CBL Corporation, former directors hit with penalties

Case "the epitome" of what the fair dealing provisions and continuous disclosure regime aim to prevent

CBL Corporation, former directors hit with penalties

Legal Insights

By Terry Gangcuangco

CBL Corporation Limited (CBLC), which was placed in liquidation in May 2019, and four of its former directors have been ordered by the High Court to pay penalties for continuous disclosure and misleading conduct breaches.

In a release by the Financial Markets Authority (FMA) – Te Mana Tātai Hokohoko, the regulator announced: “Following a penalty hearing in the High Court in Auckland on December 4, Justice Gault has declared CBLC and the four directors breached the fair dealing and continuous disclosure provisions under sections 22 and 270 of the Financial Markets Conduct Act and imposed pecuniary penalties.”

Referring to ex-CBLC board chair Sir John Wells and former independent non-executive directors Tony Hannon, Paul Donaldson, and Ian Marsh, the FMA went on to note: “Sir John Wells, Mr Donaldson, and Mr Marsh were each ordered to pay the jointly submitted penalties of $1 million; Mr Hannon was ordered to pay the jointly submitted penalty of $1.1 million.”

Due to his “elevated culpability” in respect of one of the breaches, Hannon was handed a higher penalty.  

“CBLC was ordered to pay the jointly submitted penalty of $5.78 million,” the watchdog said. “Because the company is in liquidation, the FMA will not seek to enforce payment of the penalty so that CBLC’s assets can be used to repay creditors and investors as much as possible.”

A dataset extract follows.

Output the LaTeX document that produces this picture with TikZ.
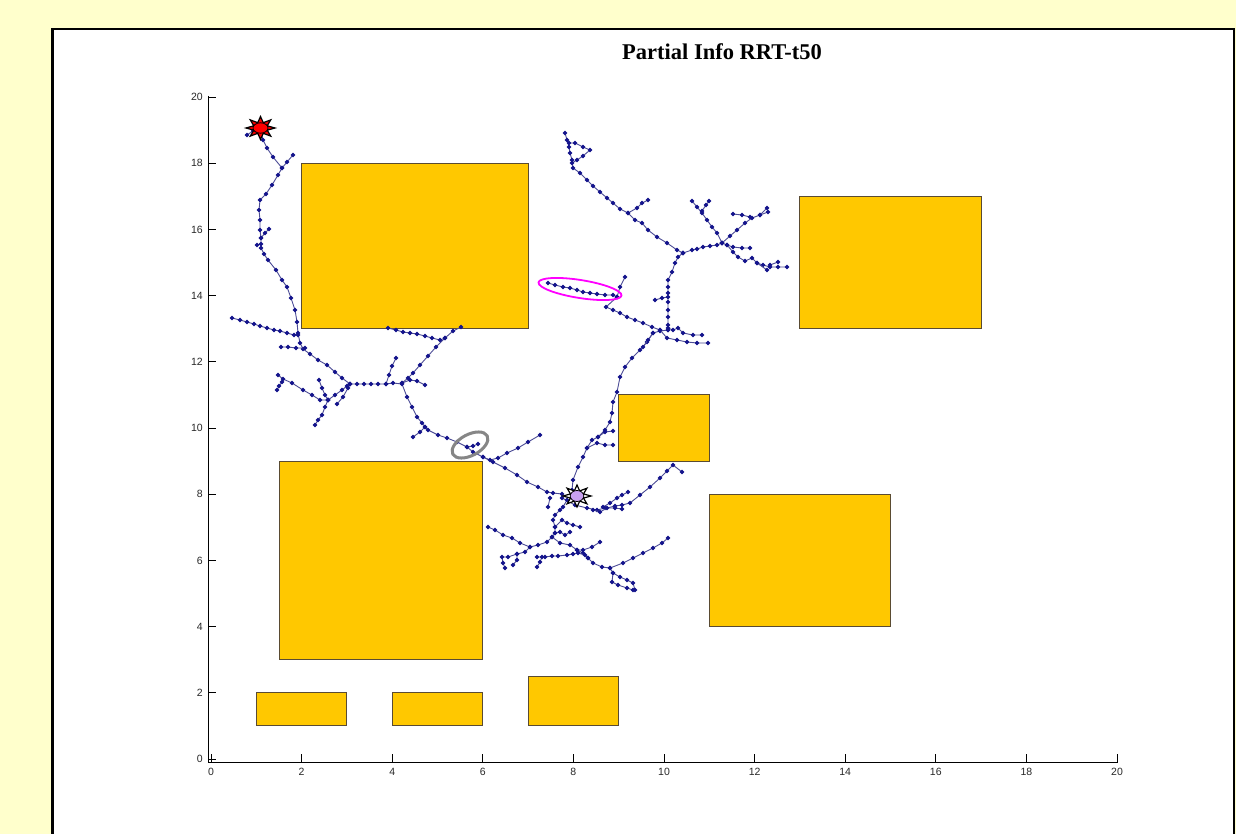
\documentclass[tikz,border=0pt]{standalone}
\usepackage{fontspec}
\setmainfont{Liberation Serif}
\setsansfont{Liberation Sans}
\definecolor{bgyel}{RGB}{255,255,204}
\definecolor{obst}{RGB}{255,200,0}
\definecolor{obedge}{RGB}{90,75,50}
\definecolor{tline}{RGB}{75,75,150}
\definecolor{tmark}{RGB}{20,20,140}
\definecolor{goalc}{RGB}{200,160,240}
\definecolor{labc}{RGB}{40,40,40}
\definecolor{pinkc}{RGB}{255,0,255}
\newcommand\tbranch[1]{\draw[treeline] plot[mark=*, mark options={treemark}] coordinates {#1};}
\begin{document}
\begin{tikzpicture}[x=1pt,y=-1pt,
  obstacle/.style={fill=obst,draw=obedge,line width=0.9pt},
  treeline/.style={draw=tline,line width=0.9pt},
  treemark/.style={fill=tmark,draw=tmark,mark size=1.7pt,solid},
  axisline/.style={draw=black,line width=0.7pt},
  ticklab/.style={font=\sffamily\fontsize{10.5}{12}\selectfont,text=labc,inner sep=1pt},
  titlestyle/.style={font=\bfseries\fontsize{22.5}{26}\selectfont,inner sep=0pt}]
\useasboundingbox (0,0) rectangle (1236,834);
\fill[bgyel] (0,0) rectangle (1236,834);
\fill[white] (52,29) rectangle (1234,850);
\draw[black,line width=1.6pt] (52,850) -- (52,29) -- (1234,29) -- (1234,850);
\draw[black,line width=1pt] (53.5,850) -- (53.5,30);
% title
\node[titlestyle] (title) at (722,52) {Partial Info RRT-t50};
% axes
\draw[axisline] (208,96) -- (208,762) -- (1118,762);
\foreach \i in {0,...,10} {
  \pgfmathsetmacro\xx{211+90.6*\i}
  \pgfmathsetmacro\yy{759-66.2*\i}
  \pgfmathtruncatemacro\lab{2*\i}
  \draw[axisline] (\xx,762) -- (\xx,754);
  \draw[axisline] (208,\yy) -- (216,\yy);
  \node[ticklab,anchor=north] (xl\i) at (\xx,767) {\lab};
  \node[ticklab,anchor=east] (yl\i) at (204,\yy) {\lab};
}
% obstacles
\draw[obstacle] (301.6,163.2) rectangle (528.1,328.7);
\draw[obstacle] (799.9,196.3) rectangle (981.1,328.7);
\draw[obstacle] (618.7,394.9) rectangle (709.3,461.1);
\draw[obstacle] (279.0,461.1) rectangle (482.8,659.7);
\draw[obstacle] (709.3,494.2) rectangle (890.5,626.6);
\draw[obstacle] (256.3,692.8) rectangle (346.9,725.9);
\draw[obstacle] (392.2,692.8) rectangle (482.8,725.9);
\draw[obstacle] (528.1,676.3) rectangle (618.7,725.9);
% tree
\tbranch{(260,128) (253,131) (247,135)}
\tbranch{(260,128) (263,140) (267,148) (273,157) (282,168) (278,175) (272,185) (266,194) (260,200) (259,210) (260,220) (260,230) (261,238) (261,248) (264,254) (268,260) (276,270) (282,280) (287,287) (291,298) (295,310) (297,322) (298,333) (300,343) (303,349) (310,354) (318,360) (327,365) (335,372) (342,378) (350,384) (357,384) (364,384) (371,384) (378,384) (386,384) (393,383) (402,384) (407,397) (412,407) (417,417) (422,423) (425,427) (428,430) (438,435) (447,438) (457,442) (467,447) (473,452) (483,457) (493,462) (505,468) (517,475) (527,482) (538,487) (547,492) (553,493) (562,494)}
\tbranch{(282,168) (287,162) (293,155)}
\tbranch{(261,238) (265,233) (269,229)}
\tbranch{(261,244) (257,245)}
\tbranch{(298,335) (294,335) (287,333) (280,331) (274,330) (267,328) (260,326) (254,324) (247,322) (240,320) (232,318)}
\tbranch{(305,348) (296,348) (288,347) (281,347)}
\tbranch{(386,384) (389,375) (392,366) (396,358)}
\tbranch{(402,383) (408,378) (413,373) (420,365) (428,356) (436,347) (445,338) (453,331) (461,327)}
\tbranch{(388,328) (396,330) (403,332) (410,333) (417,334) (425,336) (432,338) (440,340) (445,338)}
\tbranch{(402,383) (410,380) (417,381) (425,385)}
\tbranch{(425,427) (420,432) (413,437)}
\tbranch{(350,384) (347,386) (342,390) (335,395) (328,400)}
\tbranch{(328,400) (325,395) (322,388) (319,380)}
\tbranch{(328,400) (320,400) (312,395) (303,390) (292,383) (283,379) (278,375)}
\tbranch{(282,382) (279,386) (277,390)}
\tbranch{(328,400) (325,407) (322,415) (318,420) (315,425)}
\tbranch{(350,384) (348,388) (343,397) (337,404)}
\tbranch{(467,447) (473,446) (478,444)}
\tbranch{(483,457) (490,460) (498,458) (507,453) (518,448) (528,442) (540,435)}
% path from goal upward
\tbranch{(572,490) (573,480) (578,467) (583,457) (587,448) (592,440) (598,437) (605,430) (610,422) (612,413) (613,402) (617,392) (620,377) (625,367) (632,358) (640,350) (647,342) (653,333) (660,331) (668,330)}
\tbranch{(587,448) (597,443) (605,445) (613,445)}
\tbranch{(598,437) (605,432) (613,431)}
% upper tree
\tbranch{(668,330) (668,325) (668,317) (668,310) (668,302) (668,293) (668,287) (668,280) (672,272) (675,263) (678,257) (683,253)}
\tbranch{(683,253) (677,250) (667,243) (657,237) (648,230) (642,223) (635,220) (628,213) (620,209) (613,203) (607,198) (600,192) (593,186) (587,180) (580,173) (573,168) (572,160) (570,153) (569,147) (567,140) (565,133)}
\tbranch{(569,143) (575,143) (583,147) (590,150) (583,156) (577,160) (572,163)}
\tbranch{(628,213) (637,208) (642,203) (648,200)}
\tbranch{(683,253) (692,250) (697,249) (703,247) (710,246) (717,245) (722,243)}
\tbranch{(722,243) (717,233) (712,227) (707,220) (702,213) (697,207) (692,201)}
\tbranch{(702,211) (706,205) (709,201)}
\tbranch{(722,243) (730,236) (737,230) (745,223) (752,218) (760,215) (767,208)}
\tbranch{(733,214) (742,215) (750,217)}
\tbranch{(760,215) (768,212)}
\tbranch{(722,243) (727,245) (733,247) (742,248) (750,248)}
\tbranch{(727,245) (733,252) (738,257) (745,261) (752,258) (757,263) (763,265) (770,267) (778,267) (787,267)}
\tbranch{(757,263) (767,270)}
\tbranch{(770,265) (778,262)}
\tbranch{(548,283) (555,285) (563,287) (570,288) (577,290) (583,292) (590,293) (597,294) (605,295) (613,295) (617,297)}
\tbranch{(617,297) (620,287) (625,277)}
\tbranch{(617,297) (606,307) (613,310) (620,313) (627,317) (635,320) (643,323) (652,327) (660,330)}
\tbranch{(668,328) (673,330) (678,328) (683,333) (693,335) (702,335)}
\tbranch{(660,330) (667,338) (677,340) (687,342) (697,343) (708,343)}
\tbranch{(653,333) (648,340) (643,347)}
\tbranch{(668,297) (662,298) (655,300)}
% goal cluster
\tbranch{(562,498) (575,505) (587,508) (597,510) (605,508) (615,508) (622,509)}
\tbranch{(603,507) (610,503) (617,498) (622,495) (628,492)}
\tbranch{(593,510) (600,512) (607,508) (615,506) (622,505) (630,503) (640,495) (650,487) (660,478) (667,471) (673,465) (682,472)}
\tbranch{(567,500) (563,507) (560,510) (555,515) (553,520) (555,527) (555,533) (552,537) (547,542) (538,545) (530,547) (520,543) (512,538) (503,535) (495,530) (488,527)}
\tbranch{(530,547) (525,552) (517,554) (508,557) (502,557) (503,563) (505,568)}
\tbranch{(517,554) (517,560) (513,565)}
\tbranch{(555,527) (562,520) (567,523) (573,525) (580,527)}
\tbranch{(555,533) (560,532) (565,535) (570,532)}
\tbranch{(550,498) (548,507)}
\tbranch{(552,537) (560,543) (570,545) (577,550) (583,553)}
\tbranch{(537,557) (545,557) (552,556) (558,556) (567,555) (573,554) (578,553) (585,555) (588,558)}
\tbranch{(542,557) (540,562) (537,567)}
\tbranch{(577,550) (583,550) (592,547) (600,542)}
\tbranch{(588,558) (593,563) (602,567) (610,568) (613,573) (620,577) (627,580) (633,583) (635,590)}
\tbranch{(613,573) (612,582) (618,585) (627,588) (633,590)}
\tbranch{(610,568) (623,563) (633,558) (643,553) (653,548) (662,543) (668,538)}
% highlight ellipses
\draw[gray!95,line width=3pt,rotate around={28:(470,445)}] (470,445) ellipse [x radius=19.5, y radius=10.5];
\draw[pinkc,line width=1.8pt,rotate around={-9:(580,289)}] (580,289) ellipse [x radius=42, y radius=9];
% start marker
\begin{scope}[shift={(260.5,128)},x=14.5pt,y=11.5pt]
\draw[fill=red,draw=black,line width=1.2pt] (0:1) -- (22.5:0.5) -- (45:1) -- (67.5:0.5) -- (90:1) -- (112.5:0.5) -- (135:1) -- (157.5:0.5) -- (180:1) -- (202.5:0.5) -- (225:1) -- (247.5:0.5) -- (270:1) -- (292.5:0.5) -- (315:1) -- (337.5:0.5) -- cycle;
\end{scope}
\fill[red,draw=black,line width=0.8pt] (260.5,128) ellipse [x radius=7.5, y radius=5.2];
% goal marker
\begin{scope}[shift={(577,496)},x=14pt,y=11pt]
\draw[fill=white,draw=black,line width=1.2pt] (0:1) -- (22.5:0.5) -- (45:1) -- (67.5:0.5) -- (90:1) -- (112.5:0.5) -- (135:1) -- (157.5:0.5) -- (180:1) -- (202.5:0.5) -- (225:1) -- (247.5:0.5) -- (270:1) -- (292.5:0.5) -- (315:1) -- (337.5:0.5) -- cycle;
\end{scope}
\fill[goalc,draw=black,line width=0.8pt] (577,496) ellipse [x radius=6.8, y radius=5.5];
\end{tikzpicture}
\end{document}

Justice Gault’s decision was released today. In it he stated: “The present case is the epitome of what the fair dealing provisions and continuous disclosure regime are designed to prevent.” It was pointed out that the defendants’ conduct was “completely inconsistent” with promoting the confident and informed participation of stakeholders in the financial markets in New Zealand.

“This is the first case brought under the continuous disclosure provisions of the Financial Markets Conduct Act and shows that the FMA will hold to account companies and directors for breaches of continuous disclosure,” FMA enforcement head Margot Gatland said.

“Disclosure is a fundamental obligation which ensures New Zealand’s listed capital markets are efficient, transparent, and fair, and that there is equality of information in the market. As the Court made clear, the contraventions in this case denied investors access to accurate and timely information and the impact on the market was very serious.”

CBLC was accused of failing to comply with its continuous disclosure obligations in relation to the need for its subsidiary CBL Insurance Limited to strengthen its reserves; the existence and impact of a large amount of aged receivables in respect of business originated by French insurance firm Securities and Financial Solutions Europe SA; and directions issued to and conditions imposed on CBLC subsidiary CBL Insurance Europe dac by the Central Bank of Ireland.

It was also the FMA’s allegation that CBLC engaged in misleading and deceptive conduct in respect of a market announcement in August 2017.